=== Required work ===
From the records below, print only the part that opens with the line containing "Convert this diagram to TikZ code." and closes with the line containing "(b) at (675,708);"; omit the pictures.

*** Records for this task

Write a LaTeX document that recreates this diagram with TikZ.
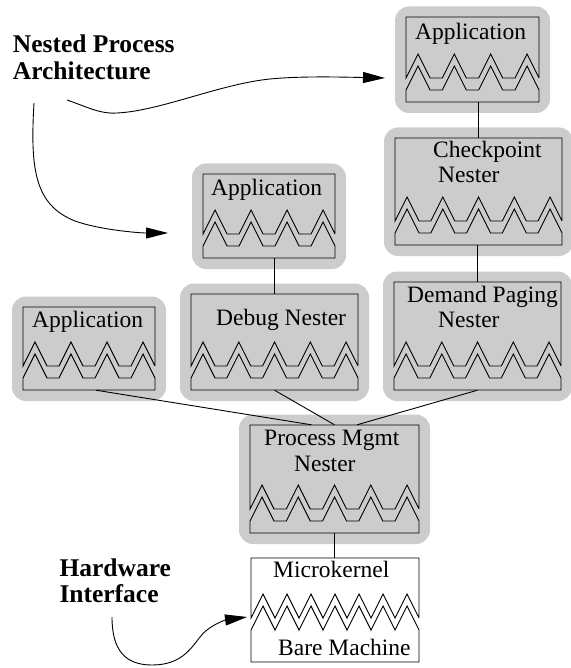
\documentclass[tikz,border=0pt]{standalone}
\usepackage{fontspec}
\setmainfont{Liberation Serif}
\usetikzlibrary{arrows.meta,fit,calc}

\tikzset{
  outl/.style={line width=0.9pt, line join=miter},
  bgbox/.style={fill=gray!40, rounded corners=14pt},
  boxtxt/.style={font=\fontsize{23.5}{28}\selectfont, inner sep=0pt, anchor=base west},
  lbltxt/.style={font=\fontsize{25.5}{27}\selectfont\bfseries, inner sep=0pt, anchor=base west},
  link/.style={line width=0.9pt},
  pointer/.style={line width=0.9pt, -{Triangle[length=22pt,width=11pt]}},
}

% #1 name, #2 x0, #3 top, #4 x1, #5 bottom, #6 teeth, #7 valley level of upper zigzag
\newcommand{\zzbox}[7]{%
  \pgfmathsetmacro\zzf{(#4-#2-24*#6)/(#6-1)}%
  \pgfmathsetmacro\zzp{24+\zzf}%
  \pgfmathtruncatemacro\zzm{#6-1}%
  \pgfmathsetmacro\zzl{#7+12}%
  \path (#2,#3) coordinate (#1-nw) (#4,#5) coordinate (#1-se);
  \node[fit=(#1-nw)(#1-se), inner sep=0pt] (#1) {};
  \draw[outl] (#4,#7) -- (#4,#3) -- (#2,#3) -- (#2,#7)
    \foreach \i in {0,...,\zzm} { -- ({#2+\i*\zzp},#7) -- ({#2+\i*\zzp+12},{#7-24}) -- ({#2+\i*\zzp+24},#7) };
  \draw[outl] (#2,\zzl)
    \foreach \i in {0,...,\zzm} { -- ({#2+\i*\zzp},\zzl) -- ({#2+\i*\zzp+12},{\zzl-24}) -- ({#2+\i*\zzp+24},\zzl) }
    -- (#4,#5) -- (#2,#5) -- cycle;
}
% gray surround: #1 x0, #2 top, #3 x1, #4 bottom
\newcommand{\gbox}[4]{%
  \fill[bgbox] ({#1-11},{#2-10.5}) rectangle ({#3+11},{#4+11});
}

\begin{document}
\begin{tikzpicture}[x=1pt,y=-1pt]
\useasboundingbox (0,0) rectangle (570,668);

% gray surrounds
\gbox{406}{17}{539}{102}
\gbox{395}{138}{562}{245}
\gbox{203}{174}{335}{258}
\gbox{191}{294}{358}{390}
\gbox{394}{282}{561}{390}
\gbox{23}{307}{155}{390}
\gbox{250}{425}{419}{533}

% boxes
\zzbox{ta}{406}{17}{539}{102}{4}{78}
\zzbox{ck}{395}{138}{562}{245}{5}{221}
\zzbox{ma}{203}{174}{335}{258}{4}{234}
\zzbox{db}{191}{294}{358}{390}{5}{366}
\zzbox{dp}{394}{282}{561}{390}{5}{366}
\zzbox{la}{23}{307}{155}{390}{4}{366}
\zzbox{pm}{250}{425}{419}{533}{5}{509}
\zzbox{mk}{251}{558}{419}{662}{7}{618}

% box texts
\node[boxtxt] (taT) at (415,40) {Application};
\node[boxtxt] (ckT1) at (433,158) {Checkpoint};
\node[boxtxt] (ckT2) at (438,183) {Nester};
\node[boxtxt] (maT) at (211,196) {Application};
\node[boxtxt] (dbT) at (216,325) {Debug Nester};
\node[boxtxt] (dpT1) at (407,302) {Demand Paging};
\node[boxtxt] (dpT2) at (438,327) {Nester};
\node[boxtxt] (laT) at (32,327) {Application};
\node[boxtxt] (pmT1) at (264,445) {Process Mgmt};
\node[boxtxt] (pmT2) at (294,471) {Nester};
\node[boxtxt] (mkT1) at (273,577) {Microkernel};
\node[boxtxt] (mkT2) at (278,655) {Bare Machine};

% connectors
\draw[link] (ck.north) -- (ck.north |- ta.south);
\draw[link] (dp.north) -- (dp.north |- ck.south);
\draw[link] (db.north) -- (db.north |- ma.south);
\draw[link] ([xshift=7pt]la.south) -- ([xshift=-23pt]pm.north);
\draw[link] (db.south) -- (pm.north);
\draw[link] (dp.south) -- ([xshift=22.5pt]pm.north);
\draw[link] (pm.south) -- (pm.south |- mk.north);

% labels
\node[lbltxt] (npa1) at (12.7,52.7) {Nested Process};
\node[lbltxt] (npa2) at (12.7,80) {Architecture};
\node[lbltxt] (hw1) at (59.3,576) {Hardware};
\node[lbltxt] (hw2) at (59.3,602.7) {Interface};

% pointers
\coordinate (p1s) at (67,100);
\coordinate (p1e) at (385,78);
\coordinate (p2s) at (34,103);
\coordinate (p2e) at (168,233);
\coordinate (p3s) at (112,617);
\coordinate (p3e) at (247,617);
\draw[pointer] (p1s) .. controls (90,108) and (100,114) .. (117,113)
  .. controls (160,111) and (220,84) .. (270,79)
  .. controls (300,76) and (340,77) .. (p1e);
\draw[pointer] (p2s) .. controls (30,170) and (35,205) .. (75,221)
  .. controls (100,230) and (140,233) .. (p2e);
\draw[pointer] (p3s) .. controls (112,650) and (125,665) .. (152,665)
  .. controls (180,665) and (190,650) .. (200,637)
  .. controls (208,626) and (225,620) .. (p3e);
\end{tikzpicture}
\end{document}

******
*** Records for this task

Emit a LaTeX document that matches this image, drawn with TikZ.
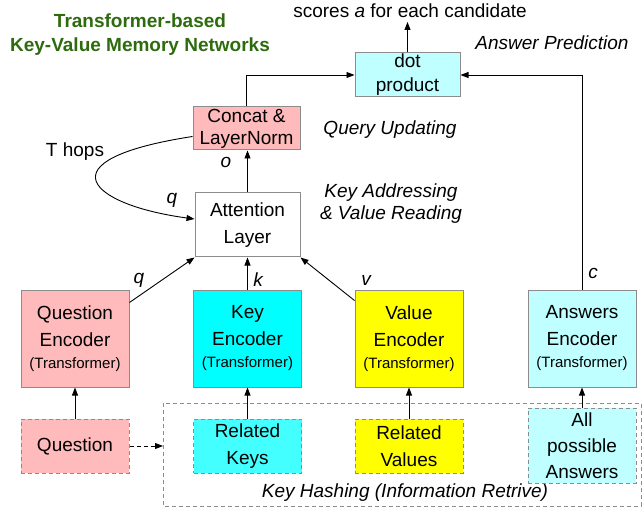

******
*** Records for this task

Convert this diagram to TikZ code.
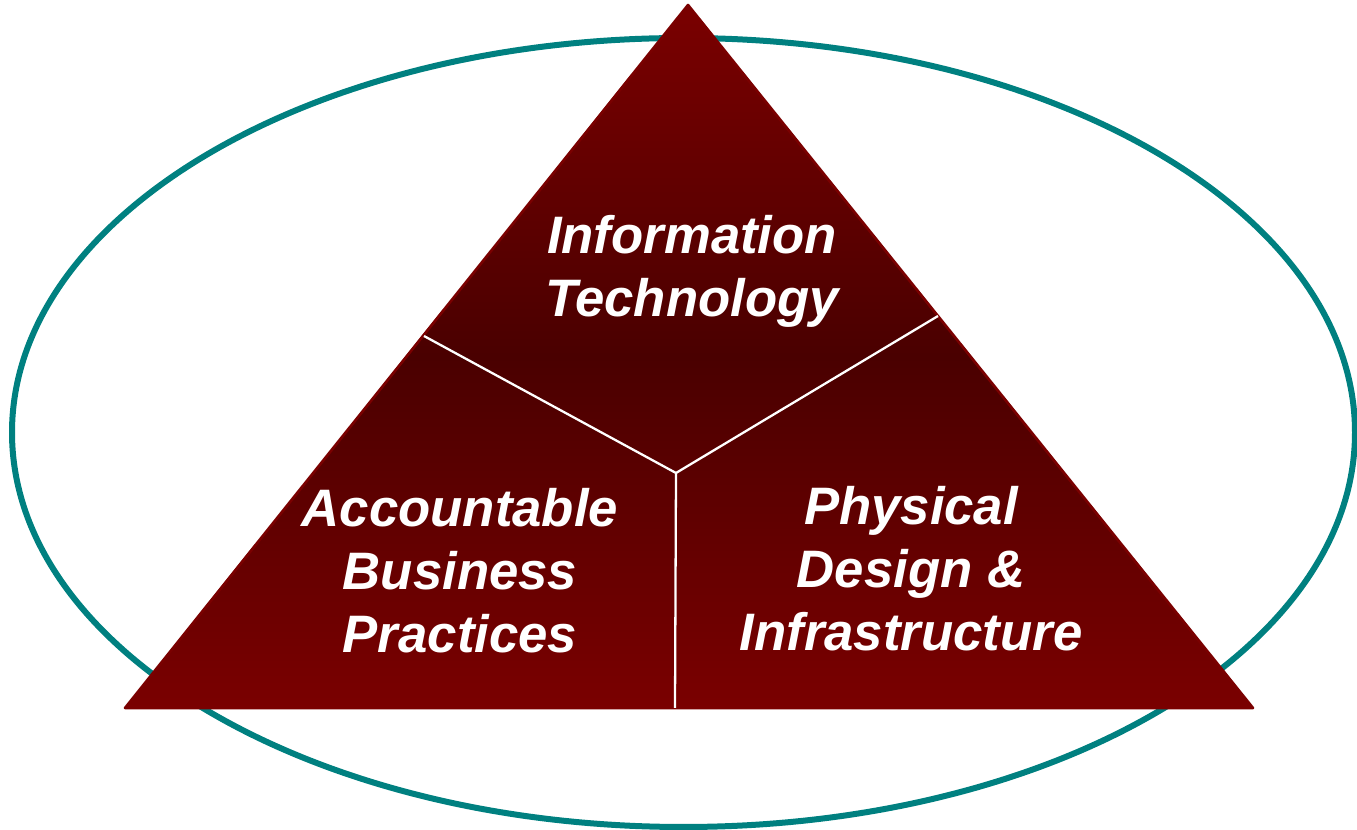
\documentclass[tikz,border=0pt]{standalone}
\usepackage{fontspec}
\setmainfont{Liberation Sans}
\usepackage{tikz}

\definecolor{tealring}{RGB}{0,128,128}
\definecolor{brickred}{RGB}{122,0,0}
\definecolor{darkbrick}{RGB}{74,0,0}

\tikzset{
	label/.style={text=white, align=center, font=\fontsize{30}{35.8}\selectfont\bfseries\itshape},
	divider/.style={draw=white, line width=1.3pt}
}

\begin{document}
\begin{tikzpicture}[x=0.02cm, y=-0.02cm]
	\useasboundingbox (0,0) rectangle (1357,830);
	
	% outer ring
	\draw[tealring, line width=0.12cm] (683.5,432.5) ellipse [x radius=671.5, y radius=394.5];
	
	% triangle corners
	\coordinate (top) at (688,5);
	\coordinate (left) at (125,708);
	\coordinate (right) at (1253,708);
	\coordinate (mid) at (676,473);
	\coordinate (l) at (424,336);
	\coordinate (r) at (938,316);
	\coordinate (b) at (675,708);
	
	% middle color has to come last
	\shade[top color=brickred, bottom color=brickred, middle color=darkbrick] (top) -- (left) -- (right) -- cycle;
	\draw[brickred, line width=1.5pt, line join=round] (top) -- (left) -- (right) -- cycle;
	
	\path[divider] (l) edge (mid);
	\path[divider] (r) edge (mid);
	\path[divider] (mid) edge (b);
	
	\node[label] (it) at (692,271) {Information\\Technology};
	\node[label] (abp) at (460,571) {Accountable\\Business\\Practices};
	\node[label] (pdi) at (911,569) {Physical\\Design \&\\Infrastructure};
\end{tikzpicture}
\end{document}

******

=== Output of the exercise ===
Convert this diagram to TikZ code.
\documentclass[tikz,border=0pt]{standalone}
\usepackage{fontspec}
\setmainfont{Liberation Sans}
\usepackage{tikz}

\definecolor{tealring}{RGB}{0,128,128}
\definecolor{brickred}{RGB}{122,0,0}
\definecolor{darkbrick}{RGB}{74,0,0}

\tikzset{
	label/.style={text=white, align=center, font=\fontsize{30}{35.8}\selectfont\bfseries\itshape},
	divider/.style={draw=white, line width=1.3pt}
}

\begin{document}
\begin{tikzpicture}[x=0.02cm, y=-0.02cm]
	\useasboundingbox (0,0) rectangle (1357,830);
	
	% outer ring
	\draw[tealring, line width=0.12cm] (683.5,432.5) ellipse [x radius=671.5, y radius=394.5];
	
	% triangle corners
	\coordinate (top) at (688,5);
	\coordinate (left) at (125,708);
	\coordinate (right) at (1253,708);
	\coordinate (mid) at (676,473);
	\coordinate (l) at (424,336);
	\coordinate (r) at (938,316);
	\coordinate (b) at (675,708);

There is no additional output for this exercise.